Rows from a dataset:

---+---

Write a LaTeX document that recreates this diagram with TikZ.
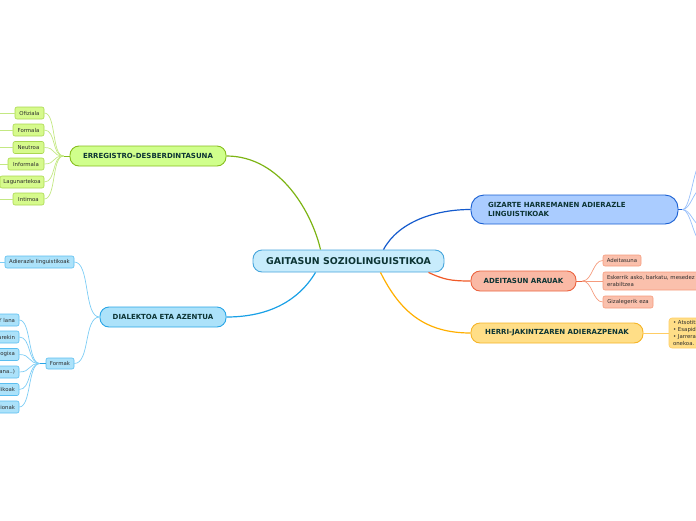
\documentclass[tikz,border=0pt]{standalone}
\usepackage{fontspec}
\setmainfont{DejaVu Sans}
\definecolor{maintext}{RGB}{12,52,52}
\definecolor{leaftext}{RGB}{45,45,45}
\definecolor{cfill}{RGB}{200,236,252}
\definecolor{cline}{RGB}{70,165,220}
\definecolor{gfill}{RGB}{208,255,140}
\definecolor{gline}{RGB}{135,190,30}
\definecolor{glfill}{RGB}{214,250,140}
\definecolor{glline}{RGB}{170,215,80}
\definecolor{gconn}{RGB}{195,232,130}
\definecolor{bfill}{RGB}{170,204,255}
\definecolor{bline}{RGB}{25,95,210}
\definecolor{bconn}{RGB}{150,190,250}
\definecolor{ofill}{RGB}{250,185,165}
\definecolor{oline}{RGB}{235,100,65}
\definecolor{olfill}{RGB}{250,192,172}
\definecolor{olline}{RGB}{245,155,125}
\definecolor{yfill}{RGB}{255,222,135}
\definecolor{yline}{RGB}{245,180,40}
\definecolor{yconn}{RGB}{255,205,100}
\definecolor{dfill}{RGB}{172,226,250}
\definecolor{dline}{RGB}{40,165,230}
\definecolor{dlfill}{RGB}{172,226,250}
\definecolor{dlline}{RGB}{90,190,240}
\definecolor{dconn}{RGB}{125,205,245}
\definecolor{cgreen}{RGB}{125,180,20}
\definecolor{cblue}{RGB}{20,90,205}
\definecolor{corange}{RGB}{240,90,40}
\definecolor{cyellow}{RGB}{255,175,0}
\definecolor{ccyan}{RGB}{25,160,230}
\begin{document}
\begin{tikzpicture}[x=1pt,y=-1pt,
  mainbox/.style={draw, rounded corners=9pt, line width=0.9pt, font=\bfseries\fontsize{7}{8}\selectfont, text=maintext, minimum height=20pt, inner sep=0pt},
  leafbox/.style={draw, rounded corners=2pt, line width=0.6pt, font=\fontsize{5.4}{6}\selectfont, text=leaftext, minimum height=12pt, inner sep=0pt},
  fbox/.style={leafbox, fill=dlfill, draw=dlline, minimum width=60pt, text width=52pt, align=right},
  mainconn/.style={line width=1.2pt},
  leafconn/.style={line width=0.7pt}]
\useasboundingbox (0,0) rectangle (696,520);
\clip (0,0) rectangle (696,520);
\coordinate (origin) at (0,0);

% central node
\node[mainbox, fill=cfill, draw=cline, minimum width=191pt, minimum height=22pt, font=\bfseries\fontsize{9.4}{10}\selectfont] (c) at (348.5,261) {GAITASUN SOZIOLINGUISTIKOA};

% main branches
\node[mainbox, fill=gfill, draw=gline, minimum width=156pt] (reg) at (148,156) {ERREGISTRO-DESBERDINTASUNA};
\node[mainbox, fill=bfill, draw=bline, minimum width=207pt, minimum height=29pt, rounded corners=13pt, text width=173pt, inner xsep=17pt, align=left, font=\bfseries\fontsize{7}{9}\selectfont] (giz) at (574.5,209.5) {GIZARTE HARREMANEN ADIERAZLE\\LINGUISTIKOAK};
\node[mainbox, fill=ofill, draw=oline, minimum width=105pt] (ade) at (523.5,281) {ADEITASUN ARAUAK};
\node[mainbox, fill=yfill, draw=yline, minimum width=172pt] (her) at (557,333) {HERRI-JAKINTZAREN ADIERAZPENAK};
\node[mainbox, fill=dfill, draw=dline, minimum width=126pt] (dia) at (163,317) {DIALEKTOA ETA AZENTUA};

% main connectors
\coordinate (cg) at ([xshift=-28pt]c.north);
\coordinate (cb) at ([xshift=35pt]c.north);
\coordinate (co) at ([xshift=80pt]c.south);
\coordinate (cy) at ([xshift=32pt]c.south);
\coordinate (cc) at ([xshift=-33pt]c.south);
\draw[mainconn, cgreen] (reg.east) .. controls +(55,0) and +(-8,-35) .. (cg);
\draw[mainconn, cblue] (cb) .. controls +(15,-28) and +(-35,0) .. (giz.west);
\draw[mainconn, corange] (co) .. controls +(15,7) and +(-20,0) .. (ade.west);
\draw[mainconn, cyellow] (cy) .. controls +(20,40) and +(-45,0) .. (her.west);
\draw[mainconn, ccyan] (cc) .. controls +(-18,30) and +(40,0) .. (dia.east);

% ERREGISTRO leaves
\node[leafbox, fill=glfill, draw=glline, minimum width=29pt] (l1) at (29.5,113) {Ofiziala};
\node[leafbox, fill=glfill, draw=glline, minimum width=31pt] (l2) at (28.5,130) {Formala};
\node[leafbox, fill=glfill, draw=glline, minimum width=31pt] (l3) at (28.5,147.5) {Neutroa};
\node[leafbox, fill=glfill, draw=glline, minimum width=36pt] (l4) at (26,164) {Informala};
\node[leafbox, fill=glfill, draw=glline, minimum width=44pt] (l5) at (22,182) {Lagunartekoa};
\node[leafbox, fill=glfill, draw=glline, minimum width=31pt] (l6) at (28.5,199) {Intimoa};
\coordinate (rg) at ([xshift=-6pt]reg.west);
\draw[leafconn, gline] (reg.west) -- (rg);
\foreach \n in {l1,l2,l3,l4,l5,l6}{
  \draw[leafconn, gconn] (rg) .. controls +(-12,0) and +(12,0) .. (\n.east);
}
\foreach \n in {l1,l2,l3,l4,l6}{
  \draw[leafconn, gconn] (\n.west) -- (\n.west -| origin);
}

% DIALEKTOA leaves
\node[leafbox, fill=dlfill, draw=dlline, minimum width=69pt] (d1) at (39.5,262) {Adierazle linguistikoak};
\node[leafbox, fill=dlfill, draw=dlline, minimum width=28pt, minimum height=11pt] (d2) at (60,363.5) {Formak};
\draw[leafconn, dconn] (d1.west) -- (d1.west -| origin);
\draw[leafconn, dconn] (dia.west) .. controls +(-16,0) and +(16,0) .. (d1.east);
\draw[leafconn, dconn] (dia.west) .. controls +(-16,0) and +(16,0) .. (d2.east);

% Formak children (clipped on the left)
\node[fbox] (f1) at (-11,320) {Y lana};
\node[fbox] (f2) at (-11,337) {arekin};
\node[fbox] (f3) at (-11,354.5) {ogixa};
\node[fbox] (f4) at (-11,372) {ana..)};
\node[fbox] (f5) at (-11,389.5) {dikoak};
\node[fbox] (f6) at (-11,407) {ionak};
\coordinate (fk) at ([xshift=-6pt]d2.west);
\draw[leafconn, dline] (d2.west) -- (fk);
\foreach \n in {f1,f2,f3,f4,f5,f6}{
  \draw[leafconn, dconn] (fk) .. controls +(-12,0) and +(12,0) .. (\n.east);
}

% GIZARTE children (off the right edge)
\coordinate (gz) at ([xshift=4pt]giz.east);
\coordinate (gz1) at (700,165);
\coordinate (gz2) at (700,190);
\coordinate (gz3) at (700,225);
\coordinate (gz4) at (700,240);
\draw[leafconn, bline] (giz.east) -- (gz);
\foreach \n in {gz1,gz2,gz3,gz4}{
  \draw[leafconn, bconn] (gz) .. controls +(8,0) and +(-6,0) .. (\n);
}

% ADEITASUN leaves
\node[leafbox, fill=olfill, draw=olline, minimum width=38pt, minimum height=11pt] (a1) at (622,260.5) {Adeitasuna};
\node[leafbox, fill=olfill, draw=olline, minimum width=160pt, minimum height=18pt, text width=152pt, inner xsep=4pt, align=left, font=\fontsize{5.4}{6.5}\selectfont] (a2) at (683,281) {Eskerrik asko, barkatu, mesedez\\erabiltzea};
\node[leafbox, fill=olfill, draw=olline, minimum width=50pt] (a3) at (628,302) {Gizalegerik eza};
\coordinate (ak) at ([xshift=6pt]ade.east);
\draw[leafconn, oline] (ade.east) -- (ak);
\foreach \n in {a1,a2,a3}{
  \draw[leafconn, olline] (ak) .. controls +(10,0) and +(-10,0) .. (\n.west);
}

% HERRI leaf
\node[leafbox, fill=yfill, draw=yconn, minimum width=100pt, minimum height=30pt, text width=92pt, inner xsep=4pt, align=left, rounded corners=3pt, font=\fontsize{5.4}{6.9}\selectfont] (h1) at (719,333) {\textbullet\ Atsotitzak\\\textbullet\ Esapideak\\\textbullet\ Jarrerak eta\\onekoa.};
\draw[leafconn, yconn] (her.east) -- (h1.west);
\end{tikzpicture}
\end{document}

---+---

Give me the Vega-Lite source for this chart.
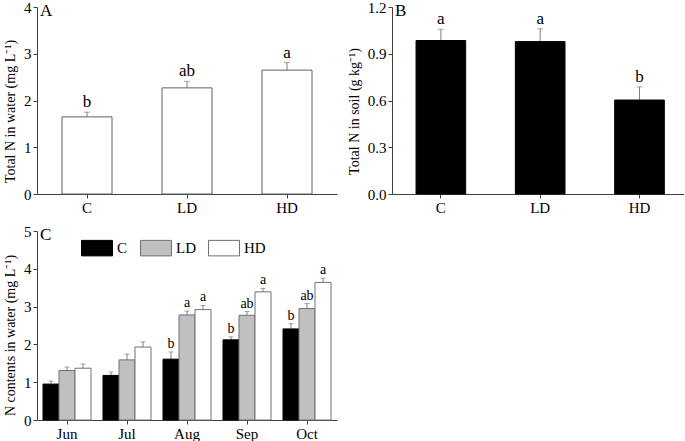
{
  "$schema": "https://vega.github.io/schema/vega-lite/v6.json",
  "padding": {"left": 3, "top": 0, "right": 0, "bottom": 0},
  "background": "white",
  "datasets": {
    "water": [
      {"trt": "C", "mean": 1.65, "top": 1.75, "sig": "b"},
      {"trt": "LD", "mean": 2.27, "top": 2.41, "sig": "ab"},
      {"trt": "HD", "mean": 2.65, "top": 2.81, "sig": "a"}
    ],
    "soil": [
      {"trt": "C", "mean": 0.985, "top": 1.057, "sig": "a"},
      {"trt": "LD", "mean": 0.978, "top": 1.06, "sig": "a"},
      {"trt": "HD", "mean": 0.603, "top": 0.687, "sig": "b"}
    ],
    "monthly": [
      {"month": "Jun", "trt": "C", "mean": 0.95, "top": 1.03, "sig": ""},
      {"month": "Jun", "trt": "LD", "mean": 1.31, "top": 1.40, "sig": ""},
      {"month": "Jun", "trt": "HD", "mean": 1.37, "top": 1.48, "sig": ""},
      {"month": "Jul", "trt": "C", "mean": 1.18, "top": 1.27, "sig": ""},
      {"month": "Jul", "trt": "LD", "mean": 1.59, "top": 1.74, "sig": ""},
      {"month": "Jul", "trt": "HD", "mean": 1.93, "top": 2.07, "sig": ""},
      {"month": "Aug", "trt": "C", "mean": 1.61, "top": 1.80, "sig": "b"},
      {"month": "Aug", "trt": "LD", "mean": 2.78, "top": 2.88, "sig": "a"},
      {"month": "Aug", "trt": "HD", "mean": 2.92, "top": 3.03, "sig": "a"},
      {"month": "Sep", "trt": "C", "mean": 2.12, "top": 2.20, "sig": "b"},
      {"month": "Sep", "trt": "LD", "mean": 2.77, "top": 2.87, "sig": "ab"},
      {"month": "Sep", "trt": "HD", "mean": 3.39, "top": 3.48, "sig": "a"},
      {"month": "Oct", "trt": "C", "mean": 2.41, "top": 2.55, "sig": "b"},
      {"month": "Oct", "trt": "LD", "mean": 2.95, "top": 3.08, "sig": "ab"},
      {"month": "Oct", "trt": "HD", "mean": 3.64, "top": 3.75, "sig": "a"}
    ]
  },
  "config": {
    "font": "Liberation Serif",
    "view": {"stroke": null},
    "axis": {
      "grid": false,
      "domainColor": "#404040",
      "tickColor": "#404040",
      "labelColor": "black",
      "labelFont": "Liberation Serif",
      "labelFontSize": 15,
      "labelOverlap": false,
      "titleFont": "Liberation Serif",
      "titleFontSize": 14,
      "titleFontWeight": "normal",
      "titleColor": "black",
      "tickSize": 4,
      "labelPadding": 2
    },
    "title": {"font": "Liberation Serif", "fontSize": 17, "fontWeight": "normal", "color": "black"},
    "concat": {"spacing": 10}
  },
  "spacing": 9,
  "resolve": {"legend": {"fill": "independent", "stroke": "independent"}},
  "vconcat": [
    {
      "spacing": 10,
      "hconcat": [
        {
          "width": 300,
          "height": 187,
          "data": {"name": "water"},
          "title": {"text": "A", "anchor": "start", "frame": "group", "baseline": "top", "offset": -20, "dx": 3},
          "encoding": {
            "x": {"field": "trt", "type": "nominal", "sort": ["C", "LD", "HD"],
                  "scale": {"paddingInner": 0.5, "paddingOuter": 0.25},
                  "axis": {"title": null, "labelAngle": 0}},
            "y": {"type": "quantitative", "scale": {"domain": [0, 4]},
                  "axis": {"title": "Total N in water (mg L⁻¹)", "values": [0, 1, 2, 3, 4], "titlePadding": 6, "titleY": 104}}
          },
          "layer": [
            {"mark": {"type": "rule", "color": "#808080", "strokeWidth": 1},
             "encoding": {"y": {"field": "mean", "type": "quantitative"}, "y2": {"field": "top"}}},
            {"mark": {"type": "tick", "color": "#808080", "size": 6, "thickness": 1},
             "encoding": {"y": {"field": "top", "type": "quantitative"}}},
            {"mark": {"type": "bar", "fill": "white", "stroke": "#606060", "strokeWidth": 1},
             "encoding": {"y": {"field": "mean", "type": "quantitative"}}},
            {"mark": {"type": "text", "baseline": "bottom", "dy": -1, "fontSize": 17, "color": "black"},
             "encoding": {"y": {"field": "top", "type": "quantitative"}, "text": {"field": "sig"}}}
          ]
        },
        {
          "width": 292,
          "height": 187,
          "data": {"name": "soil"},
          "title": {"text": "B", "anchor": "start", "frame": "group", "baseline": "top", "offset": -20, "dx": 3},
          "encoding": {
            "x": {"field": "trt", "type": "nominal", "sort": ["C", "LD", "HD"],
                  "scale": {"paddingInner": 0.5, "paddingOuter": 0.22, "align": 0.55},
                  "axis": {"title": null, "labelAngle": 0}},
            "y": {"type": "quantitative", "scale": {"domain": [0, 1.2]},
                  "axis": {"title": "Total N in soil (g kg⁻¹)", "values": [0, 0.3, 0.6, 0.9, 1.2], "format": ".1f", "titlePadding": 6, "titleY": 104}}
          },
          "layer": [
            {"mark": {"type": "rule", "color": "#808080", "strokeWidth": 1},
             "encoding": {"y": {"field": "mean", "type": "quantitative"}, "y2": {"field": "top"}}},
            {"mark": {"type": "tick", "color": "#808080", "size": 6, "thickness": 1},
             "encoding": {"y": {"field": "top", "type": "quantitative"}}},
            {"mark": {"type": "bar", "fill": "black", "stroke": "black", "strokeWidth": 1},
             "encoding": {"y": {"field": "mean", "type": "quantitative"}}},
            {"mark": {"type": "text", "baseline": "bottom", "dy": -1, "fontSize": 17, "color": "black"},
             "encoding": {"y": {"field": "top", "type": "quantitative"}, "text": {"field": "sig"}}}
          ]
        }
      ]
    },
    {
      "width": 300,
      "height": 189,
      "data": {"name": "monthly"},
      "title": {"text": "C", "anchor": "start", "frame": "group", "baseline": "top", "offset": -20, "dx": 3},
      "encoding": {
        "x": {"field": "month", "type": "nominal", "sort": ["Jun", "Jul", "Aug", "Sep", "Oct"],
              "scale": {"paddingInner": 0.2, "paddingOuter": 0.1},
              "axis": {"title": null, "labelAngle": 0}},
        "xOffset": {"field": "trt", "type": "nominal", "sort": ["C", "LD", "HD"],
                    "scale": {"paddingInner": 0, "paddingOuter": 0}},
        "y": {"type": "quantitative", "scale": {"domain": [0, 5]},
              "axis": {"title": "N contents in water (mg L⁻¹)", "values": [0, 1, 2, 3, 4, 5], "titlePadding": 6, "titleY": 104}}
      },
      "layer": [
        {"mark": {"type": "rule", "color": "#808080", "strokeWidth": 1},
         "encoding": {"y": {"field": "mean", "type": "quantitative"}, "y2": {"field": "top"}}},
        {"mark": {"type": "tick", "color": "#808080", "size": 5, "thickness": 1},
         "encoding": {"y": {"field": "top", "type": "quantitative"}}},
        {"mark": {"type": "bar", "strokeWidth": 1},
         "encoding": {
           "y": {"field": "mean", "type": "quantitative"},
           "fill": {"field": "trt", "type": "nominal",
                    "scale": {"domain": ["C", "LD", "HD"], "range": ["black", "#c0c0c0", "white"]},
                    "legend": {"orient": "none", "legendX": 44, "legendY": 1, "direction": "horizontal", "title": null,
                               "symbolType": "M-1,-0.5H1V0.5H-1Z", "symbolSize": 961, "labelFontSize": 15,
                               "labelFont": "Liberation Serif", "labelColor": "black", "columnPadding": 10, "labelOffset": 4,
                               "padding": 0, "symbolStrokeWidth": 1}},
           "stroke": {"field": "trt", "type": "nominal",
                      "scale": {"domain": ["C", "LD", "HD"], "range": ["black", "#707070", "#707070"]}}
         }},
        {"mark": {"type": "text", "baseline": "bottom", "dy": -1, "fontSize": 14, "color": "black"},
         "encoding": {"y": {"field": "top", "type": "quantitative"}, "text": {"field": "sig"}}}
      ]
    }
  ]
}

---+---

From the entries above, pull out each line that includes "this".

Write a LaTeX document that recreates this diagram with TikZ.
Give me the Vega-Lite source for this chart.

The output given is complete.